V2X Communication and Smart Mobility
Vehicle-to-Everything (V2X) communication requires high-speed data handling and zero delays for applications like:
- Collision warnings
- Traffic signal coordination
- Cooperative adaptive cruise control
FPGAs support secure, low-latency communication stacks and can be updated to meet new V2X protocols as smart cities evolve.
High-Performance Infotainment and Digital Cockpits
Modern vehicles include complex digital dashboards, AR-enhanced navigation, and multi-screen systems. Reconfigurable computing enables:
- Custom display pipelines
- Fast rendering of graphical interfaces
- Support for new codecs or display protocols
This results in smoother user experiences and longer hardware lifecycles.
In-Vehicle Networking and Data Routing
Cars are becoming data hubs, with networks connecting sensors, ECUs, and cloud services. FPGAs enhance this networking by:
- Supporting multiple communication standards (CAN, FlexRay, LIN, Ethernet)
- Offering hardware-level packet inspection
- Enabling dynamic bandwidth allocation
This is especially important as the industry transitions toward zonal architectures.
Automotive Cybersecurity Acceleration
As vehicles become increasingly connected, cybersecurity becomes a top priority. FPGAs help secure automotive systems through:
- Real-time encryption/decryption
- Intrusion detection acceleration
- Hardware-level secure boot mechanisms
Reconfigurable architectures allow fast response to new cyber threats without replacing hardware.

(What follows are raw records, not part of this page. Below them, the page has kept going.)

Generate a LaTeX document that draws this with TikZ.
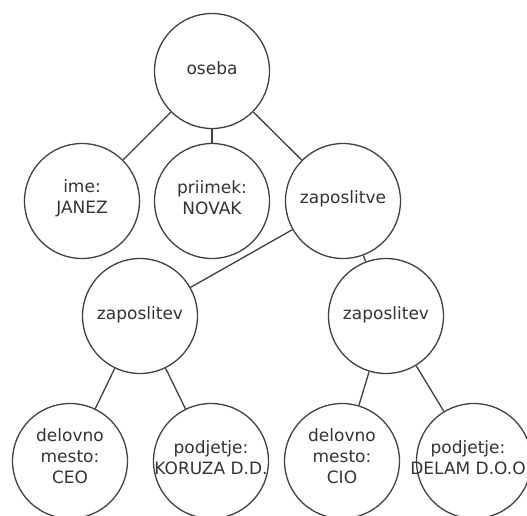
\documentclass[tikz,border=0pt]{standalone}
\usepackage{fontspec}
\setmainfont{DejaVu Sans}
\begin{document}
\begin{tikzpicture}[x=1pt,y=-1pt,
  bubble/.style={circle,draw=black!75,line width=1.3pt,minimum size=115pt,inner sep=0pt},
  caption/.style={align=center,text=black!80,font=\fontsize{17}{21}\selectfont,inner sep=0pt},
  link/.style={draw=black!75,line width=1.3pt}]
\clip (0,0) rectangle (527,515);
\fill[white] (0,0) rectangle (527,515);

% circles of the tree
\node[bubble] (oseba)  at (212,71)  {};
\node[bubble] (ime)    at (82,201)  {};
\node[bubble] (priimek) at (212,201) {};
\node[bubble] (zaps)   at (343,201) {};
\node[bubble] (zapL)   at (140,316) {};
\node[bubble] (zapR)   at (386,316) {};
\node[bubble] (ceo)    at (70,461)  {};
\node[bubble] (koruza) at (211,461) {};
\node[bubble] (cio)    at (342,461) {};
\node[bubble] (delam)  at (474,461) {};

% labels inside the circles
\node[caption] (oseba-t)   at ([yshift=3pt]oseba.center)   {oseba};
\node[caption] (ime-t)     at ([yshift=3pt]ime.center)     {ime:\\JANEZ};
\node[caption] (priimek-t) at ([yshift=3pt]priimek.center) {priimek:\\NOVAK};
\node[caption] (zaps-t)    at ([yshift=2.5pt]zaps.center)  {zaposlitve};
\node[caption] (zapL-t)    at ([yshift=1pt]zapL.center)    {zaposlitev};
\node[caption] (zapR-t)    at ([yshift=1pt]zapR.center)    {zaposlitev};
\node[caption] (ceo-t)     at ([yshift=5pt]ceo.center)     {delovno\\mesto:\\CEO};
\node[caption] (koruza-t)  at ([yshift=3pt]koruza.center)  {podjetje:\\KORUZA D.D.};
\node[caption] (cio-t)     at ([yshift=5pt]cio.center)     {delovno\\mesto:\\CIO};
\node[caption] (delam-t)   at ([xshift=-6pt,yshift=3pt]delam.center) {podjetje:\\DELAM D.O.O};

% edges
\draw[link] (oseba) -- (ime);
\draw[link] (oseba) -- (priimek);
\draw[link] (oseba) -- (zaps);
\draw[link] (zaps) -- (zapL);
\draw[link] (zaps) -- (zapR);
\draw[link] (zapL) -- (ceo);
\draw[link] (zapL) -- (koruza);
\draw[link] (zapR) -- (cio);
\draw[link] (zapR) -- (delam);
\end{tikzpicture}
\end{document}
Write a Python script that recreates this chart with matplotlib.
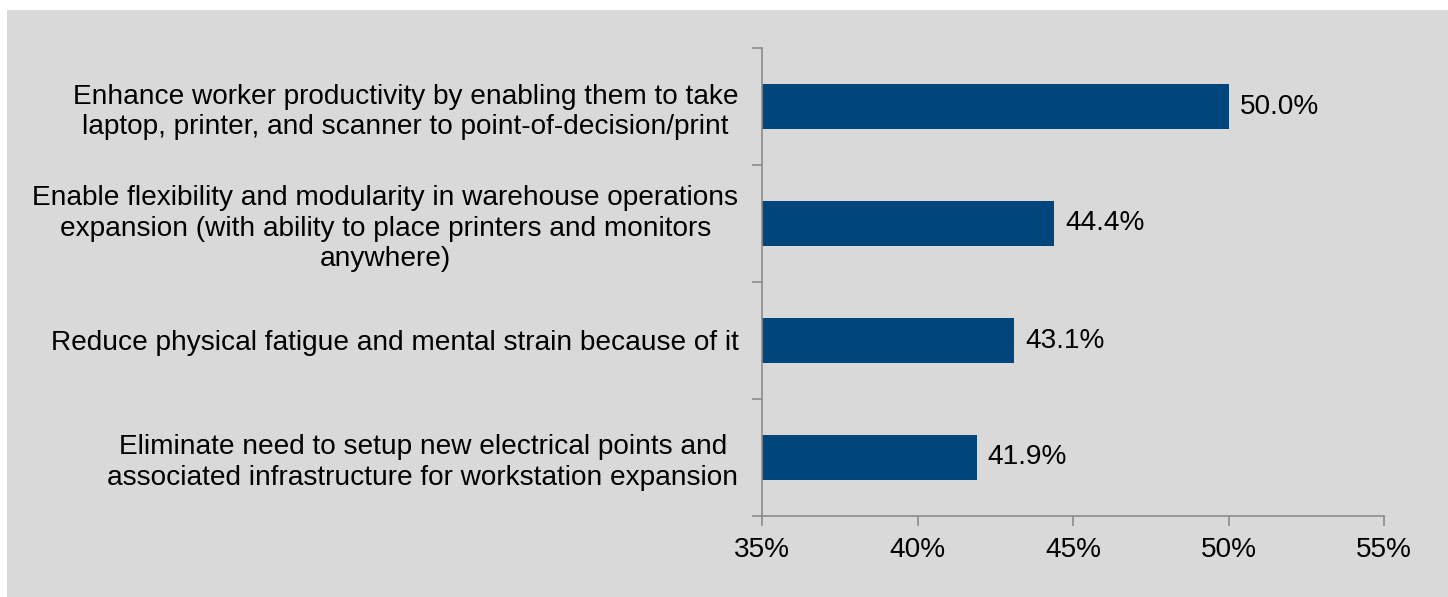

Test, Validation, and Prototyping of Automotive Systems
FPGA-based platforms enable rapid prototyping of ECUs, reducing development cycles and costs. Engineers can:
- Emulate hardware behavior
- Validate new features
- Update logic based on test results
This significantly accelerates time-to-market.
Benefits of Using FPGAs in Automotive Electronics
Flexibility and Upgradability
New standards and algorithms can be adopted without redesigning the entire hardware system.
Deterministic and Low-Latency Performance
FPGAs excel in real-time applications such as motor control, sensor fusion, and communication.
Energy Efficiency
Compared to GPUs, FPGAs deliver high performance with lower power consumption, ideal for EV and embedded automotive systems.
Long Lifecycle Support
Automotive products often require support for 10+ years. Reconfigurable hardware ensures longevity.
Security and Safety
Hardware-level isolation, tamper resistance, and deterministic execution help meet ISO 26262 and cybersecurity guidelines.
Challenges and Considerations
Despite the advantages, automotive adoption of reconfigurable computing comes with challenges:
- Need for specialized FPGA design expertise
- Higher initial development effort compared to microcontrollers
- Ensuring compliance with automotive-grade safety and environmental standards
- Balancing cost, performance, and complexity
However, modern FPGA platforms, high-level synthesis (HLS) tools, and IP libraries are helping bridge these gaps.
Future of Reconfigurable Computing in Automotive Systems
As vehicles continue to adopt software-defined architectures, FPGAs will play a bigger role in enabling dynamic and adaptable electronic systems.
The rise of zonal architectures, edge AI, advanced EV systems, and connected mobility strengthens the relevance of reconfigurable computing.
Future advancements will likely include hybrid FPGA-SoC platforms, AI-native FPGA fabrics, and standardized OTA-configurable hardware modules across the automotive ecosystem.
Conclusion
Reconfigurable computing is driving a fundamental transformation across the automotive landscape far beyond autonomous driving.
From powertrain control and V2X communication to cybersecurity, infotainment, and prototyping, FPGAs offer the adaptability, performance, and future-ready architecture needed for next-generation vehicles.
As the industry moves toward software-defined and connected mobility, reconfigurable hardware will continue to be a cornerstone technology shaping safer, smarter, and more efficient automotive systems.